# Thread: To find a fair price value

1. ## To find a fair price value

Here I'm trying to find out the how part on this! I know the answer is $69,321.93. Here's the question: A lathing machine would generate an additional$15,000 per year in profits at the end of each year for 10 years. The machine would also be sold at the end of the of the 10th year for $10,000. But what gets me is it's asking what would be the fair price to pay for this machine today, if money is worth 18% compounded semiannually. 2. What have you tried? The only dilemma on this one is the lack of perfect synchronization of the payments and the interest crediting.
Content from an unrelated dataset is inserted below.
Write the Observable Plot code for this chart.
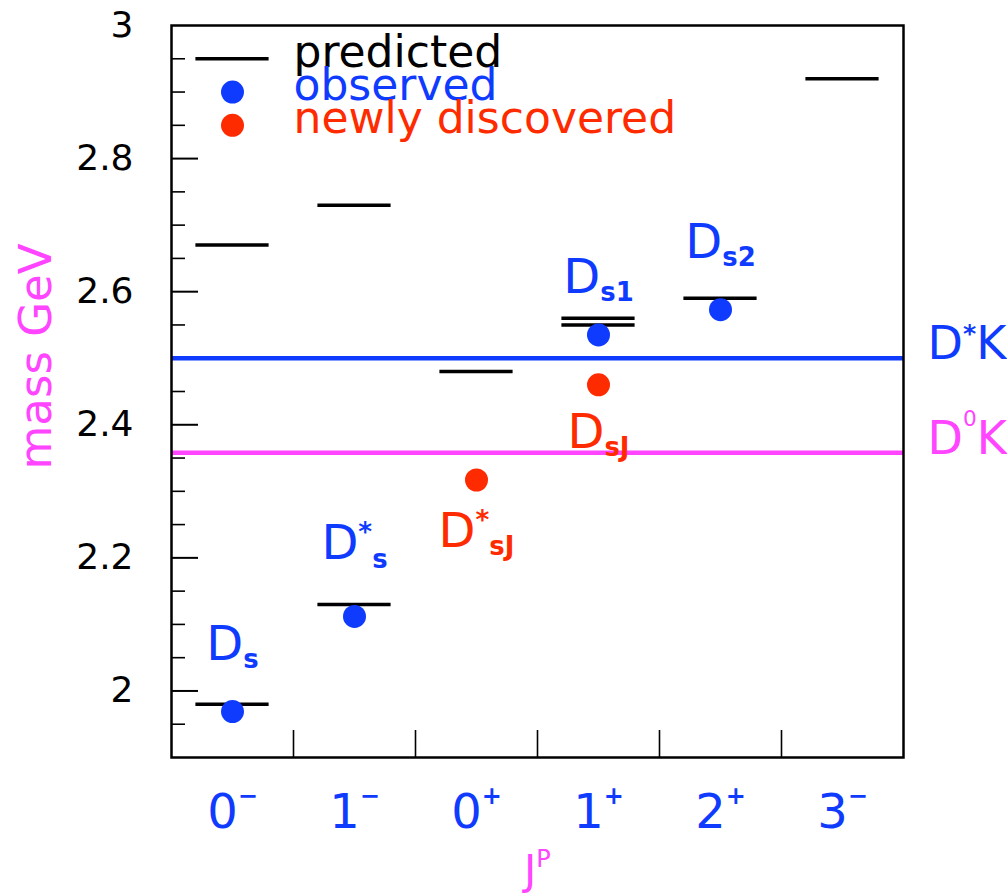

What would be most useful is a quick equivalency.$\displaystyle \left(1 + \frac{0.18}{2}\right)^{2}\;=\;1.1881$There you go, an equivalent annually compounded rate. Create$\displaystyle v\;=\;\frac{1}{1.1881}$Scope out the value:$\displaystyle 15000*(v+v^{2}+...+v^{10})\;+\;10000*v^{10}\$

I do not get the answer you provided. The given answer ignores the semi-annual compounding and simply is incorrect.

Note: This is a nice number, but it really does not answer the question. If you paid EXACTLY what the machine is worth, there would be no benefit to buying it. If you do nothing, your prospects are zero. If you buy for exactly what it will earn you, your prospects are zero. A reasonable price would have to be something less than the value of the business it can generate. Why go into a 10-year venture with no expectation of profit?